Niyamgiri Dongria Kandha Weavers Association and Directorate of Scheduled Castes and Scheduled Tribes Research and Training Institute (SCSTRTI) have jointly filed an application, seeking the tag from the GI registrar to protect the misuse of this handloom product by mass production.
There is a huge demand for this ethnic embroidered shawl of Dongria Kondhs, a particularly vulnerable tribal group (PVTG) who live in the Niyamgiri Hills of Rayagada and Kalahandi districts, among domestic and international tourists for its geometric patterns.
The hand-woven motifs are mostly different types of lines and triangular shapes that reflect the importance of mountains for the community. These are embroidered, using red, green and yellow threads, on an off-white coarse cloth, which they procure from the Domb, a local schedule caste community, by bartering harvested crops.
Each colour is liked to their socio-cultural values:
Green: Fertile mountains and hills denoting prosperity and development of their community.

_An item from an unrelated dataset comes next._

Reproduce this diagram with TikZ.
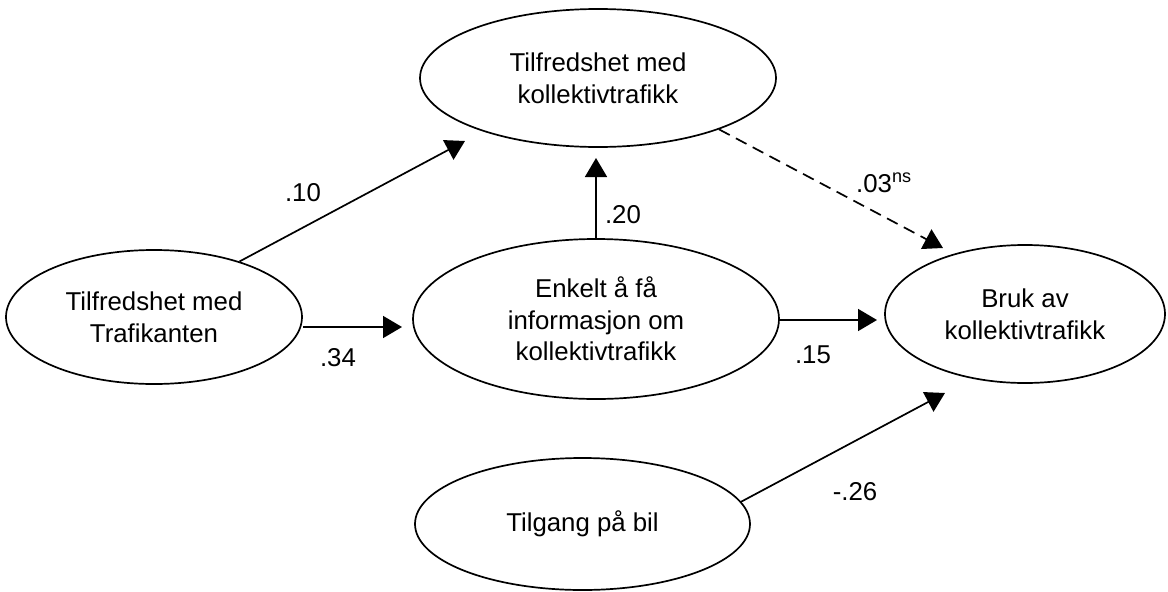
\documentclass[tikz,border=0pt]{standalone}
\usepackage{fontspec}
\setmainfont{Liberation Sans}
\usetikzlibrary{shapes.geometric,arrows.meta}
\begin{document}
\begin{tikzpicture}[x=1pt,y=-1pt,
  var/.style={ellipse,draw,line width=1.7pt,inner sep=0pt,align=center,
    font=\fontsize{25.8}{31.7}\selectfont},
  arr/.style={line width=1.7pt,-{Triangle[length=19pt,width=22pt]}},
  lbl/.style={font=\fontsize{25.8}{30}\selectfont,inner sep=0pt}]
\useasboundingbox (0,0) rectangle (1168,592);
\node[var,minimum width=356pt,minimum height=138pt] (T) at (598,78) {Tilfredshet med\\kollektivtrafikk};
\node[var,minimum width=296pt,minimum height=134pt] (L) at (154,317) {Tilfredshet med\\Trafikanten};
\node[var,minimum width=366pt,minimum height=160pt] (M) at (596,319) {Enkelt å få\\informasjon om\\kollektivtrafikk};
\node[var,minimum width=280pt,minimum height=138pt] (R) at (1025,314) {Bruk av\\kollektivtrafikk};
\node[var,minimum width=335pt,minimum height=132pt] (B) at (582.5,524) {Tilgang på bil};
\coordinate (t1) at (465,141);
\coordinate (t2) at (402,327);
\coordinate (t3) at (596,158);
\coordinate (t4) at (943,248);
\coordinate (t5) at (877,320);
\coordinate (t6) at (945,393);
\draw[arr] (L.33.5) -- (t1);
\draw[arr] (L.east |- t2) -- (t2);
\draw[arr] (M.north) -- (t3);
\draw[arr,dash pattern=on 12pt off 7pt] (T.-23.2) -- (t4);
\draw[arr] (M.east |- t5) -- (t5);
\draw[arr] (B.8.8) -- (t6);
\node[lbl] (l1) at (303,193) {.10};
\node[lbl] (l2) at (338,358) {.34};
\node[lbl] (l3) at (623,215) {.20};
\node[lbl,anchor=base west] (l4) at (856,192) {.03\textsuperscript{ns}};
\node[lbl] (l5) at (813,355) {.15};
\node[lbl] (l6) at (855,492) {-.26};
\end{tikzpicture}
\end{document}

Yellow: Peace, smile, togetherness, health and happiness
Red: It is the symbol of blood, energy, power and revenge
The triangular shape of mountains recurs in the designs painted on the walls of the village shrine as well as in the colourful Kapdagunda that they wear.
The shawl is gifted by the young to the elders of the community as a mark of respect.
Though there is no historical evidence on the origin of Kapdaganda, it is a part of their rich heritage of cultural and ethnic identity, said the applicants.
They wore these shawls during their visit to the Jeypore King’s court while delivering vegetables, fruits and other things collected from the forest. This practice among the Dongrias began in the mid-17th century during the reign of King Vikram Dev, they added.
However, the past few years have seen rampant duplication of this product by some designers while private sector handloom firms have gone for its mass production.
Last year, the tribal leaders of the community in Rayagada had lodged complaints against 40 organisations and individuals for selling ‘fake’ Kapdaganda shawls on e-commerce sites and replicating the designs on shoes and bags.
“A GI tag will provide the tribal weavers legal help in preventing duplication of their traditional designs,” president of the Niyamgiri Dongria Kandha Weavers Association Sindhe Wadaka was quoted as saying by TNIE.
Notably, both Kalahandi and Rayagada administrations have been pressing for the GI stage to the Dongaria Shawl since 2018.